Monday, April 28, 2008

Proving Youth Isn't Wasted On The Young

Amid all of the growing up I've been doing lately I haven't had as much time to appreciate the perks of youth as I usually do. I love love love being in my twenties. I hope I'll love the rest of my decades as much as this. But when you spend a weekend like the one I just had, it's hard to believe.

As you may have read, I'm in the process of renting my very first, very own apartment. I've been decorating the place in my mind's eye ever since I first saw it, even before I knew whether we'd get it. It's hard to top one's first apartment, especially if one is 25 and has been living at home forever (despite a brief jaunt up to New York).

Saturday I spent showing my future roommate the place and then with my family at home. My brother and an army buddy came up for the weekend. Julia's best friend and her 2 1/2 year old daughter (who is becoming so much fun to play with) came for the week too. Our house was filled with the fun sounds of our family and those friends who feel like family and a child who demanded our finest shoes to wear and ice cream to eat.

That's her over the summer, wearing my pointy toed shoes, those are my barefeet in the background. Who could resist giving her what she wants?

After dinner of suprisingly good lasagne and vegetables that prove my mom was born in the fifties, I went to DC to hang with a friend at a party.

The party was at a friend of my friend's studio apartment. It says a great deal about a group of people that can hang out in a studio apartment and have a good time. It says that we're young and newly liberated and that we don't need a thing like space to have a good time. And it says that the host is an adventurous person who doesn't mind 25 people in an apartment smaller than my new room.

Mark joined me later and quickly became the life of the party, teasing the cute girls (of which there were many) and turning up the music so we could dance. By this point some people had left and so the rest of us joined the dance party that had previously been a single girl. We used Limewire downloads like our own personal jukebox. When the party winded down around 4:30 I gave the dancing girl, a new friend, a ride to the airport, since she was going to be taking the metro and bus in the same direction as me and Mark (who had passed the point of driving early on). Before we left DC she called to doublecheck that she was flying out of Dulles and discovered she was really supposed to be at Regean, so we dropped her off there and headed home at sunrise.

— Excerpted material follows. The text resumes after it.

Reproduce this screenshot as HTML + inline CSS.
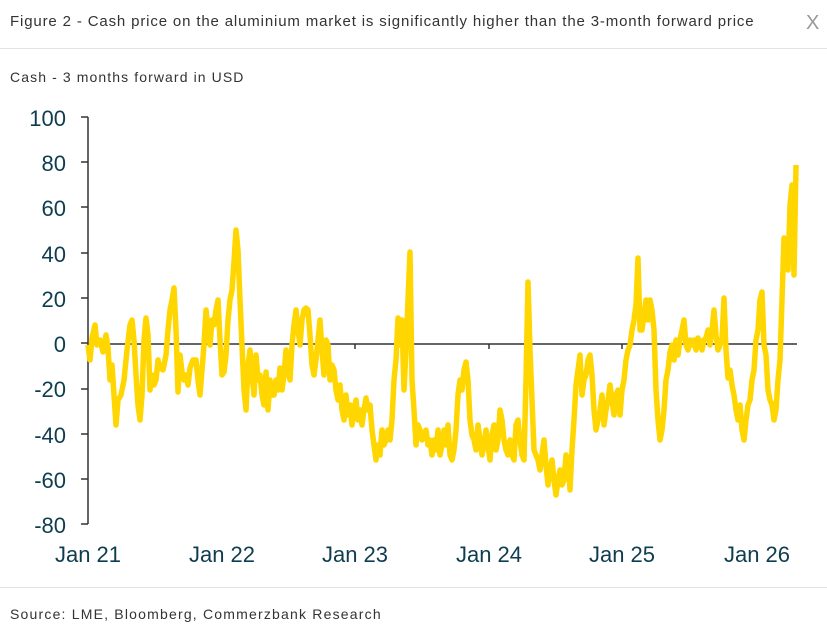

Or, actually we headed to Great Falls and the little hiking trails off of Georgetown Pike, where we climbed a muddy path, crossed creeks, and enjoyed a virginal spring morning by the waterfalls and the silent, silvery spread of the Potomac. After a breakfast in Great Falls we headed back to my place where we crashed while my family got ready to go to the zoo all around. Actually, Mark crashed, I don't know how. I was woken up by hairdriers, shouts of schedules, the smell of pancakes, loud shushes to be quiet! People are sleeping, and the little girl above running around looking like a grumpy angel.

In the evening we headed back to DC to get Mark's car and go to an open bar at Saki with house music. An open bar on a Sunday night from 10-11? Obviously I'm young. I realized this morning that I went out every night this weekend but the only money I spent on drinks was tipping the bartender at Saki. That's a great way to spend a weekend. This weekend is one for the history books or my future books.